■ INFORMATION SUPPLIED
____________

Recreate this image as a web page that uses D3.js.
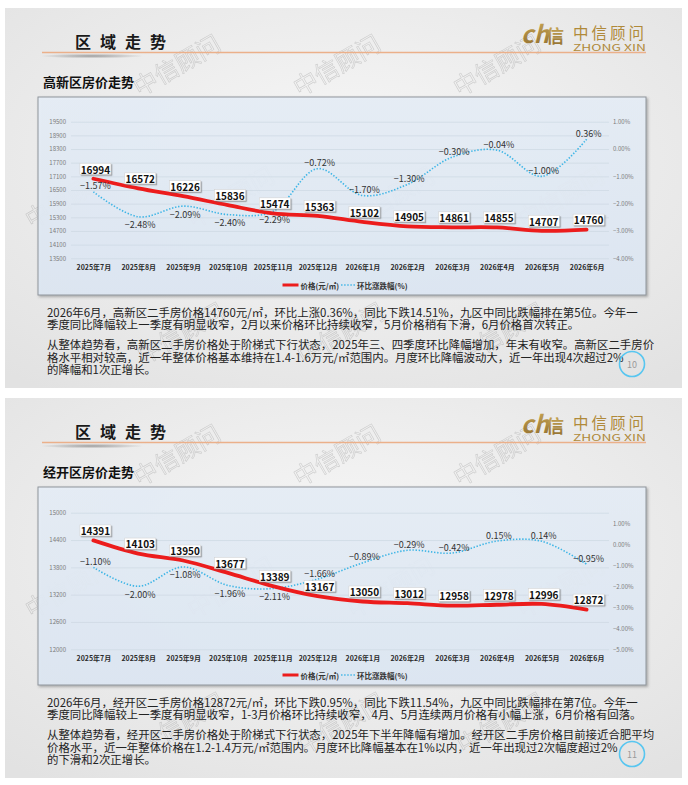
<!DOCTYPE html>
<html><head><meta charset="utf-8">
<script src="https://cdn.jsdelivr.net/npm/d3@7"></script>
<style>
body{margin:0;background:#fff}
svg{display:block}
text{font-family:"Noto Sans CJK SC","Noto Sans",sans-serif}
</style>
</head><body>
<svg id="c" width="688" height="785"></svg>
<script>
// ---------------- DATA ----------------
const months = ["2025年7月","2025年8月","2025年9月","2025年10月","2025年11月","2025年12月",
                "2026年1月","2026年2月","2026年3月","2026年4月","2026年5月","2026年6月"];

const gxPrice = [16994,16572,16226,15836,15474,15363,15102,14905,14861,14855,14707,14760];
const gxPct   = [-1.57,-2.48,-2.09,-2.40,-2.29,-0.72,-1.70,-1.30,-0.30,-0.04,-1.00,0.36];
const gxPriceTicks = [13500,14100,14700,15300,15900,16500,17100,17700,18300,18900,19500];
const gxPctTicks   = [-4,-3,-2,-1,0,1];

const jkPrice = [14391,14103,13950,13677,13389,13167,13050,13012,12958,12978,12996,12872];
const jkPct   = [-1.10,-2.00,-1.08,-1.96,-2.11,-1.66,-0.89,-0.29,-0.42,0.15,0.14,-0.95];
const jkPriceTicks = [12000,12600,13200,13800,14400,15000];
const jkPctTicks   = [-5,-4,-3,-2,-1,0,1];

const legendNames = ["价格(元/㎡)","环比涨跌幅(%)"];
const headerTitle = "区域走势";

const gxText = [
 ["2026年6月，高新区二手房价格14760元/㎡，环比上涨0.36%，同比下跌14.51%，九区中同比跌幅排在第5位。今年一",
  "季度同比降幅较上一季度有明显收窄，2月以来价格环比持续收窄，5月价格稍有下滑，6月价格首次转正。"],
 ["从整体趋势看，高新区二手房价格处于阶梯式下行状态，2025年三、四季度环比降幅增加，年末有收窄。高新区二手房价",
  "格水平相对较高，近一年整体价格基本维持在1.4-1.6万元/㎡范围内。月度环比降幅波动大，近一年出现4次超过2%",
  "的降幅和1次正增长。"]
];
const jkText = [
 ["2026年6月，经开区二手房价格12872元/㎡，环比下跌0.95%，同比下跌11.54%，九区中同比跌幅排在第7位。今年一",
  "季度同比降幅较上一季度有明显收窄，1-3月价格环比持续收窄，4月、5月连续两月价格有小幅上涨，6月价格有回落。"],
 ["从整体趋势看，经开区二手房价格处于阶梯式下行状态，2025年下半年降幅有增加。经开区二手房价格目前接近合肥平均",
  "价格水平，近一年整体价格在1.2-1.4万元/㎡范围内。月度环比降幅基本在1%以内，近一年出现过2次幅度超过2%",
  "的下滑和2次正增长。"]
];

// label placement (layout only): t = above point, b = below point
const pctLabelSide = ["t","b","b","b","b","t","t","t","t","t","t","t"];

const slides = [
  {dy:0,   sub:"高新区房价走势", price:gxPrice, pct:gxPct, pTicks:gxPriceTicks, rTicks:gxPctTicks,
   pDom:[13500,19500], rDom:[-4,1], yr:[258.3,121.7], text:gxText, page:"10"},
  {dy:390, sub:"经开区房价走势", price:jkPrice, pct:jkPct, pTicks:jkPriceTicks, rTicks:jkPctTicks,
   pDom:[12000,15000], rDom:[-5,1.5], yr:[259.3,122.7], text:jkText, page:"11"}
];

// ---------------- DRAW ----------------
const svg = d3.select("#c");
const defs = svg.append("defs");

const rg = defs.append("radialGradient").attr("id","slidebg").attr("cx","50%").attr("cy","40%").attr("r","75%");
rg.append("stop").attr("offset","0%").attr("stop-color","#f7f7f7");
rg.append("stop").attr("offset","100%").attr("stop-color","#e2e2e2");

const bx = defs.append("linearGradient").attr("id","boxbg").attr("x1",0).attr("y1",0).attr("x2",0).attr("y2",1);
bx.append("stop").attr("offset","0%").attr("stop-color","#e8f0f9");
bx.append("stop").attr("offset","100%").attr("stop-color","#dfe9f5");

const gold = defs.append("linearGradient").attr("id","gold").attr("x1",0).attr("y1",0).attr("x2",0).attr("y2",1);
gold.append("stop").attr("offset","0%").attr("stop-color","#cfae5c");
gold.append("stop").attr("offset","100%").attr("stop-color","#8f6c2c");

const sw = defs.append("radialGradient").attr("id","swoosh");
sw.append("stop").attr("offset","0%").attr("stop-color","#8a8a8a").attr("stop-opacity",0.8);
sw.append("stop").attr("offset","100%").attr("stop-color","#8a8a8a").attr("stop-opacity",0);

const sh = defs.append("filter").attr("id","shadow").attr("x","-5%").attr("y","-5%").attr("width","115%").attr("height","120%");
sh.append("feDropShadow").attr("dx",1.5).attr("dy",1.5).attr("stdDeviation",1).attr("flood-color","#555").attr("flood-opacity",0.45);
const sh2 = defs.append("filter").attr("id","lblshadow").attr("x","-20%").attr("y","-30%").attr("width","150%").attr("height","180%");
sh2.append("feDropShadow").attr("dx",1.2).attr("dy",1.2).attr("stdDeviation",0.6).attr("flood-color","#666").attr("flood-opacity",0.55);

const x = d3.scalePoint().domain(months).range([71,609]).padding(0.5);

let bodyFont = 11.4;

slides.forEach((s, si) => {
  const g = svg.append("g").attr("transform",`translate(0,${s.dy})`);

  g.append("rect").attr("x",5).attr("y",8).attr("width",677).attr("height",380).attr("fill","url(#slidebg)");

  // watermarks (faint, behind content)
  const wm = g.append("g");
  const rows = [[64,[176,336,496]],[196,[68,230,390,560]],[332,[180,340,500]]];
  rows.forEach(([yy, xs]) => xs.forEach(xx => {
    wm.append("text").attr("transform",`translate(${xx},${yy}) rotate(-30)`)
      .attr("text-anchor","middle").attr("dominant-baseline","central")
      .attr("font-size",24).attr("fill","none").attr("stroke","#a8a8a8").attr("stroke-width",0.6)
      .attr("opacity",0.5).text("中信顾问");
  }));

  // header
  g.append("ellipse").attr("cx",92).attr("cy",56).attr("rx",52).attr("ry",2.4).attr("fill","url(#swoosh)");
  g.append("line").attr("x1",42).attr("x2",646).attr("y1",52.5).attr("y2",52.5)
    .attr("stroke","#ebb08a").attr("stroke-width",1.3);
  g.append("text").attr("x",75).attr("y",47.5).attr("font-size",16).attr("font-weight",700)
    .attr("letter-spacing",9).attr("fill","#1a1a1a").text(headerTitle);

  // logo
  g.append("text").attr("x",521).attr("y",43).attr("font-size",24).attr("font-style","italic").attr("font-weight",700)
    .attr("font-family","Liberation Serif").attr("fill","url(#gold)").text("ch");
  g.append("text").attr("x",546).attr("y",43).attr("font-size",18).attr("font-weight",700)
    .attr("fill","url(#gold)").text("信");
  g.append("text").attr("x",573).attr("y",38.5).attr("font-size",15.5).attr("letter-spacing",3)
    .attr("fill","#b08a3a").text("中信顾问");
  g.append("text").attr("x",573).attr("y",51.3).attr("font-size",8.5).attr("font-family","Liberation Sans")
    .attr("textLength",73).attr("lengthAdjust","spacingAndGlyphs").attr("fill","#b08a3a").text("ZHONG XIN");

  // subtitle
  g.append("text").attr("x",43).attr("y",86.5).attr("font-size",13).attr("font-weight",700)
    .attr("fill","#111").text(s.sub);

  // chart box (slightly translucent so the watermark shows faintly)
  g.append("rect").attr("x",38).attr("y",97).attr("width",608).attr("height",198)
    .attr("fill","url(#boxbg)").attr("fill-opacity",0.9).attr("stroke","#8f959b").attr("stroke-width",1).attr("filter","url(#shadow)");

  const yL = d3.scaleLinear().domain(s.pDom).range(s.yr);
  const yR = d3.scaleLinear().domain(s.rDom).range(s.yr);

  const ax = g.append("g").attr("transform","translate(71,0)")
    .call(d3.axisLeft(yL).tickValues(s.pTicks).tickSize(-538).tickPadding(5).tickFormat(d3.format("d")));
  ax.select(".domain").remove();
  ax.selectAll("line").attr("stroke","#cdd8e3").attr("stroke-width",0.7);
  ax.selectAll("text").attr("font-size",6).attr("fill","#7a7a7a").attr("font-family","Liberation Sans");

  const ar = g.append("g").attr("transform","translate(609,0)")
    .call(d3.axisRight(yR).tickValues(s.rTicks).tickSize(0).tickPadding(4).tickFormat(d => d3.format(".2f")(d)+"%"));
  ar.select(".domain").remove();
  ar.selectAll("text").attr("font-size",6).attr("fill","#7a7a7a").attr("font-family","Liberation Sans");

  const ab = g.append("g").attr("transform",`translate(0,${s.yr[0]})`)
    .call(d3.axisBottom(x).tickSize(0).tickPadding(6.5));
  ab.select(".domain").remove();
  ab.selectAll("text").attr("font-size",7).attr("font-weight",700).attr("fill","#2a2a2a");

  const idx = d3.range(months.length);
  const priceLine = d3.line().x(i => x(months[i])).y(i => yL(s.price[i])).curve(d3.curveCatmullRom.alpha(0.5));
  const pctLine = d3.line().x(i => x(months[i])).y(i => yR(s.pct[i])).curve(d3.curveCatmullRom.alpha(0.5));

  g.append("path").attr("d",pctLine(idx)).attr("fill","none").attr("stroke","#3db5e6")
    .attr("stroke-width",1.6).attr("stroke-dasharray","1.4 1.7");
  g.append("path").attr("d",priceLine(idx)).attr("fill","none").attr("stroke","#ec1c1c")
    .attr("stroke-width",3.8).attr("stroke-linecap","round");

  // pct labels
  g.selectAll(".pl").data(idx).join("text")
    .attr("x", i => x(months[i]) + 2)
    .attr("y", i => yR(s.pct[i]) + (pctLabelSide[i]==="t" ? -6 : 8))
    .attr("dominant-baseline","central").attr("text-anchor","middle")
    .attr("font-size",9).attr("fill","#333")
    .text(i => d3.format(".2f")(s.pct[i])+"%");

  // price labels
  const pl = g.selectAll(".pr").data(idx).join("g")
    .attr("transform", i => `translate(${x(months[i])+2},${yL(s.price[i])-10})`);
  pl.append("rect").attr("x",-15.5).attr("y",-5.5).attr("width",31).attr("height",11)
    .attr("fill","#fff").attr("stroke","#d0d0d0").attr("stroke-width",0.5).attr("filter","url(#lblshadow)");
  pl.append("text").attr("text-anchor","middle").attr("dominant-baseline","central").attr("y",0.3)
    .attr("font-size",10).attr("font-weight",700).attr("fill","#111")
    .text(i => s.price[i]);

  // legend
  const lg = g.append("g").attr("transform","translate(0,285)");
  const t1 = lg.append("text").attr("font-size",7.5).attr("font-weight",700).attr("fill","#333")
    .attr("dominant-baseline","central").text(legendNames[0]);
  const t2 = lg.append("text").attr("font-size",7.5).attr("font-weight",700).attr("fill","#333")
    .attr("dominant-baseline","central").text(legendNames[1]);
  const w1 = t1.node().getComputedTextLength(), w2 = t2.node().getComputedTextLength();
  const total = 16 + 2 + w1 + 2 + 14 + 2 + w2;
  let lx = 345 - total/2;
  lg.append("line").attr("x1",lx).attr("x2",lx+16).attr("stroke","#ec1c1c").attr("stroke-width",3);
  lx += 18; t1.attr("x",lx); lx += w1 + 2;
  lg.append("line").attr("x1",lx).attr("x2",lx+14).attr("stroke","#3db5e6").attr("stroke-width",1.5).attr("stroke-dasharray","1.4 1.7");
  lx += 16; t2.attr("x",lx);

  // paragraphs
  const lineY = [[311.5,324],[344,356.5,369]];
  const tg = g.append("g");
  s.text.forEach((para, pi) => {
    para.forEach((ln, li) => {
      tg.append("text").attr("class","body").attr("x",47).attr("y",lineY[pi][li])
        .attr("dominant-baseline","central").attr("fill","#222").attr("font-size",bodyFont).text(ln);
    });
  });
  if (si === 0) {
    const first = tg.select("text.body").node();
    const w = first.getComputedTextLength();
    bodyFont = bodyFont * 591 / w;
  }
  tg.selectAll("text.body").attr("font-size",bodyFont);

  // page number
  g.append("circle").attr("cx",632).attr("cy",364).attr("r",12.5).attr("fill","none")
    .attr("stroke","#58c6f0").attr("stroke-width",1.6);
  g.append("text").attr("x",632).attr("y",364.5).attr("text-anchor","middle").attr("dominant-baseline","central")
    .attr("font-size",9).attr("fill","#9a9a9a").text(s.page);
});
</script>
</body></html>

____________

■ PROBLEM REQUIREMENTS
Return all lines containing the word "page".

■ TASK RESPONSE
Recreate this image as a web page that uses D3.js.
   pDom:[13500,19500], rDom:[-4,1], yr:[258.3,121.7], text:gxText, page:"10"},
   pDom:[12000,15000], rDom:[-5,1.5], yr:[259.3,122.7], text:jkText, page:"11"}
  // page number
    .attr("font-size",9).attr("fill","#9a9a9a").text(s.page);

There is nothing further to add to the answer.